CS1102 Lab 15: the final lab sheet

Read all these instructions first. Yes, I know they're longer than anything you've ever read before in your whole life. But try to read them anyway. Say the words out loud if it helps.

Webapp Project

This is a 'project' that will last until the end of term. It will be done in pairs. One thing you must do today is tell me who your partner is.

The goal is to build a webapp.

With your partner, decide on a scenario where you would want to maintain a database and to update and query the database from your web browser. For example, a club or society may wish to keep membership records; a lepidopterist may wish to catalogue his/her collection of butterflies; a bookshop may wish to keep track of its stock; a quiz program may need to store questions, answers, and the performances of its users;... Your chosen scenario can be real (e.g. an actual UCC society) or fictitious (e.g. a shop you've made up).

Make sure your chosen scenario is ambitious enough to warrant a 'project' that will be undertaken by two people for several weeks. (E.g. a database with just one table, one form for insertion and one form for retrieval is almost certainly no good.)

Discuss your scenario with me if you are uncertain.

Start to design your database. Start to work out what forms and scripts you'll need. (It may be relevant for you to know that we have some up-coming lectures covering cookies, sessions and user authentication, all of which may be helpful if you're building a more ambitious webapp.)

Bear in mind that I will help you to design the database and to write the SQL. But, if you leave everything to the last minute, I will be overloaded and you will not get the help you need. Start asking me for help NOW.

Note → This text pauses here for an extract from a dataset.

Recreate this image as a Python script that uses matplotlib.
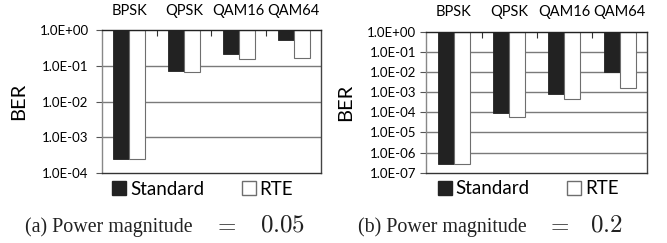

You will be tempted to leave labs before the full hour is up, or to stop attending labs because the deadline seems so remote. Do not do so. Start designing and programming NOW.

Use everything we've learned about writing well-formed XHTML, about stylesheets, about usability, about accessibility, about images, as well as about PHP.

The work should, of course, be your own. Do not submit the work of others (e.g. taken from the Web) as if it were your own. If you do use anything from the Web, give proper credit to the original source. If you're in doubt, ask me.

Submission and Grading

Deadline: 5pm, Thursday 20th March. (Not our usual Tuesday deadline.)

Only one member of your pair should submit the work. (If both of you submit, I shall grade only the files that come from the person whose user id is alphabetically first. I shall not even look at the files submitted by the other person.)

Put all the files (web pages, stylesheets, images, scripts) into ONE folder called lab15. Make sure the webapp still works when all the files are gathered together in this folder.

Zip it and submit lab15.zip. Choose LAB15 when prompted.

After submission, do NOT alter your database in any way. If you do, then your webapp may not run when I come to grade it.

In fact, there is no reason to alter anything after the submission date. For example, improving it over Easter serves no purpose. The version that will be graded is the submitted version.

Each member of the pair will receive the same mark.

I may chose to 'interview' members of some pairs in order to check that both members 'pulled their weight'. If I discover that one member of the pair has done substantially less than the other (e.g. due to differences in ability or enthusiasm), both members of the pair may receive a lower mark for lack of teamwork.

If, for some reason, your partnership breaks down or you feel that equal marks is unfair, then speak to me about the situation AS EARLY AS POSSIBLE.

Open Day! We will use the lab sessions on Tuesday 22nd April as a kind of Open Day. Your attendance at this Open Day will contribute to your grade for the work (unless absence is for a proper reason and covered by documentary evidence). Both members of the pair must be present.

Further details of the Open Day will be announced by email before Easter.